For instance, if the issue relates to noise, your neighbours are probably just as annoyed about it as you are. Talk to each other and discuss whether or not it would be sensible to approach the issue yourselves and without intervention from the authorities.
Early intervention is key, and if you can work as a team to approach the people committing the anti-social behaviour and address your concerns as soon as possible, there will be far less chance of it getting worse.
Sometimes, both parties feel they’re in the right.
For example, if a particular household is rather fond of late night parties in their front garden, they may argue it’s their right to do so and point to the fact that no one is being physically harmed.
Clearly, you (and your neighbours) have a point too, and when such disputes take place, mediation is a great option to explore.
The idea is to bring both parties together in the presence of an independent mediator who can listen to both sides of the argument and work towards a peaceful resolution that satisfies everyone.
If this sounds like an option you’d like to explore, we advise contacting your local council to ask what mediation services are available in your area (some are offered for free), but to also consider restorative justice, which is an effective way of settling disputes.
Leaving it to the authorities
As previously noted, certain instances of ASB are best dealt with by the authorities.
Generally speaking, the responsibilities are split between the police and your local council:
- The Police will need to intervene if a crime has been committed or if there are sufficient levels of unrest to warrant their presence. Depending on the situation, you can contact them on the non-emergency number, 101, or 999 in emergencies.
- Local councils are expected to investigate excessive noise, petty vandalism, intimidation and drunkenness that affect their local communities, and can take action whenever behaviour is deemed unacceptable.
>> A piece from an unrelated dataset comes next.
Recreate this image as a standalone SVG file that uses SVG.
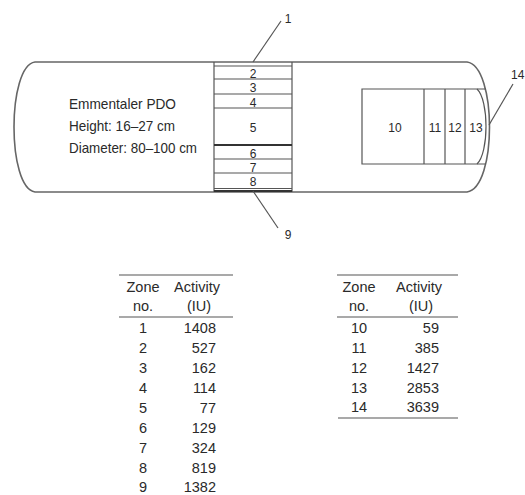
<svg xmlns="http://www.w3.org/2000/svg" width="525" height="495" viewBox="0 0 525 495">
<style>
.ln{fill:none;stroke:#555;stroke-width:1.2}
.ol{fill:none;stroke:#666;stroke-width:1.6}
.t{font-family:"Liberation Sans",Arial,sans-serif;fill:#2a2a2a}
.s{font-size:12px;text-anchor:middle}
.m{font-size:14.5px}
.c{text-anchor:middle}
.r{text-anchor:end}
</style>
<rect width="525" height="495" fill="#fff"/>
<g id="cheese">
<path class="ol" d="M35,62 L467,62 C497,66 497,188 467,192 L35,192 C7,188 7,66 35,62 Z"/>
<text class="t m" x="69" y="109" textLength="107" lengthAdjust="spacingAndGlyphs">Emmentaler PDO</text>
<text class="t m" x="69" y="131" textLength="106" lengthAdjust="spacingAndGlyphs">Height: 16–27 cm</text>
<text class="t m" x="69" y="153" textLength="128" lengthAdjust="spacingAndGlyphs">Diameter: 80–100 cm</text>
</g>
<g id="band">
<line class="ln" x1="214" y1="62" x2="214" y2="192"/>
<line class="ln" x1="292" y1="62" x2="292" y2="192"/>
<line class="ln" x1="214" y1="66" x2="292" y2="66"/>
<line class="ln" x1="214" y1="79" x2="292" y2="79"/>
<line class="ln" x1="214" y1="94" x2="292" y2="94"/>
<line class="ln" x1="214" y1="108" x2="292" y2="108"/>
<line class="ln" x1="214" y1="145" x2="292" y2="145" style="stroke-width:2.2;stroke:#333"/>
<line class="ln" x1="214" y1="159" x2="292" y2="159"/>
<line class="ln" x1="214" y1="173" x2="292" y2="173"/>
<line class="ln" x1="214" y1="188.5" x2="292" y2="188.5"/>
<line class="ln" x1="214" y1="191" x2="292" y2="191" style="stroke-width:2;stroke:#333"/>
<text class="t s" x="253" y="77.5">2</text>
<text class="t s" x="253" y="92">3</text>
<text class="t s" x="253" y="106.5">4</text>
<text class="t s" x="253" y="132">5</text>
<text class="t s" x="253" y="157.5">6</text>
<text class="t s" x="253" y="171.5">7</text>
<text class="t s" x="253" y="186">8</text>
</g>
<g id="rind-box">
<path class="ln" d="M486,89 L362,89 L362,164 L486,164"/>
<line class="ln" x1="424" y1="89" x2="424" y2="164"/>
<line class="ln" x1="445" y1="89" x2="445" y2="164"/>
<line class="ln" x1="465" y1="89" x2="465" y2="164"/>
<path class="ln" d="M477,89 C489,100 489,153 477,164"/>
<text class="t s" x="395" y="132">10</text>
<text class="t s" x="435" y="132">11</text>
<text class="t s" x="455" y="132">12</text>
<text class="t s" x="476" y="132">13</text>
</g>
<g id="connectors">
<line class="ln" x1="253" y1="62" x2="281" y2="21"/>
<line class="ln" x1="253" y1="191" x2="278" y2="228"/>
<line class="ln" x1="489" y1="125" x2="513" y2="84"/>
</g>
<g id="labels">
<text class="t s" x="288" y="23">1</text>
<text class="t s" x="288" y="239">9</text>
<text class="t" x="511" y="79" style="font-size:12px">14</text>
</g>
<g id="table1" class="t m">
<line class="ln" x1="119" y1="275" x2="233" y2="275"/>
<line class="ln" x1="119" y1="317" x2="233" y2="317"/>
<text class="c" x="143" y="292">Zone</text>
<text class="c" x="143" y="311">no.</text>
<text class="c" x="197" y="292">Activity</text>
<text class="c" x="199" y="311">(IU)</text>
<g class="c">
<text x="143" y="333">1</text><text x="143" y="353">2</text><text x="143" y="373">3</text>
<text x="143" y="393">4</text><text x="143" y="413">5</text><text x="143" y="433">6</text>
<text x="143" y="453">7</text><text x="143" y="473">8</text><text x="143" y="492">9</text>
</g>
<g class="r">
<text x="216" y="333">1408</text><text x="216" y="353">527</text><text x="216" y="373">162</text>
<text x="216" y="393">114</text><text x="216" y="413">77</text><text x="216" y="433">129</text>
<text x="216" y="453">324</text><text x="216" y="473">819</text><text x="216" y="492">1382</text>
</g>
</g>
<g id="table2" class="t m">
<line class="ln" x1="337" y1="275" x2="458" y2="275"/>
<line class="ln" x1="337" y1="317" x2="458" y2="317"/>
<line class="ln" x1="338" y1="418" x2="458" y2="418"/>
<text class="c" x="359" y="292">Zone</text>
<text class="c" x="359" y="311">no.</text>
<text class="c" x="419" y="292">Activity</text>
<text class="c" x="421" y="311">(IU)</text>
<g class="c">
<text x="359" y="333">10</text><text x="359" y="353">11</text><text x="359" y="373">12</text>
<text x="359" y="393">13</text><text x="359" y="412">14</text>
</g>
<g class="r">
<text x="439" y="333">59</text><text x="439" y="353">385</text><text x="439" y="373">1427</text>
<text x="439" y="393">2853</text><text x="439" y="412">3639</text>
</g>
</g>
</svg>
You can find contact details for your local council here.
While not every instance of anti-social behaviour can be solved without assistance from the authorities, calmly tackling the problem yourself is often a good idea if the offence is minor.
The people at the centre of the disturbance probably won’t anticipate intervention of that kind and, depending on their personalities and age group, you might find they quickly show signs of remorse and move on.
Just remember – if you ever feel unsafe or believe the issue is likely to escalate into something far more serious, call the police as quickly as possible.